# modifing a din and half dash to double din



## PORT_CITY_RYDA (Sep 27, 2008)

has anyone ever done this to a tahoe or anything similiar. ive never done any glass work but im no stranger to customizing. need advice of what can be done

post up pics of any dashes thats been done

heres a pic of dash


----------



## PORT_CITY_RYDA (Sep 27, 2008)

anybody?


----------



## BIG DIRTY (Jan 31, 2002)

> _Originally posted by PORT_CITY_RYDA_@May 29 2009, 10:35 PM~14042047
> *anybody?
> *


THEY SHOULD MAKE A METRA KIT FOR THAT.


----------



## bigg_E (May 30, 2009)

> _Originally posted by BIG DIRTY_@May 30 2009, 04:07 AM~14044441
> *THEY SHOULD MAKE A METRA KIT FOR THAT.
> *


  its a din and a half and needs to opened up to a double din. dont think theres a kit for that :uh:


----------



## BIG DIRTY (Jan 31, 2002)

> _Originally posted by bigg_E_@May 30 2009, 07:29 AM~14044673
> * its a din and a half and needs to opened up to a double din. dont think theres a kit for that :uh:
> *


I ERASED THE OTHER PART OF THAT ON ACCIDENT WHEN I EDITIED IT. THERE WAS A PIONEER UNIT THAT WORKED IN THOSE APPLICATIONS, BUT THEY SORTA SUCKED. OTHER THEN THAT YOU CAN ATTEMPT TO RE-WORK THE DASH CUTTING OFF SOME RELIEF UP TOP, BUT IT IS NOT GOING TO GIVE YOU MUCH HELP TO GET A HALF AN INCH. I KNOW I HAD A JEEP GRAND CHEROOKEE, AND THERE WAS NO WAY TO DI IT, BUT TOO RE-WORK THE DASH TO GET IT IN THERE, AND IT STILL DID NOT SIT EVEN.


----------



## 63 Pimpala (Apr 16, 2005)

you have to relocate the heater controls and open up the space.


----------



## Brahma Brian (Nov 17, 2004)

> _Originally posted by 63 Pimpala_@May 30 2009, 10:06 AM~14044940
> *you have to relocate the heater controls and open up the space.
> *


No, you don't have to relocate the HVAC controls...

This is the first pic I found on FSC, there are many more...

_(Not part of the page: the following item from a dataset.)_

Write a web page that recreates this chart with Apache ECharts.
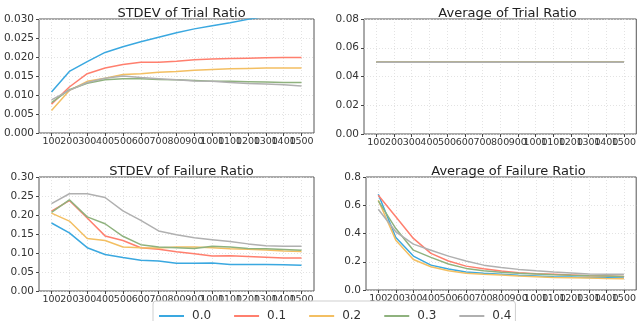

Just one of the MANY threads about it on FSC...

http://www.fullsizechevy.com/forums/showthread.php?t=381429


----------



## BIG DIRTY (Jan 31, 2002)

> _Originally posted by Brahma Brian_@May 30 2009, 09:47 AM~14045112
> *No, you don't have to relocate the HVAC controls...
> 
> This is the first pic I found on FSC, there are many more...
> ...


THAT IS NICE WORK.


----------



## bigg_E (May 30, 2009)

> _Originally posted by Brahma Brian_@May 30 2009, 09:47 AM~14045112
> *No, you don't have to relocate the HVAC controls...
> 
> This is the first pic I found on FSC, there are many more...
> ...


hell yea i like that

that wouldnt be hard to do at all

thanx for the info :thumbsup:


----------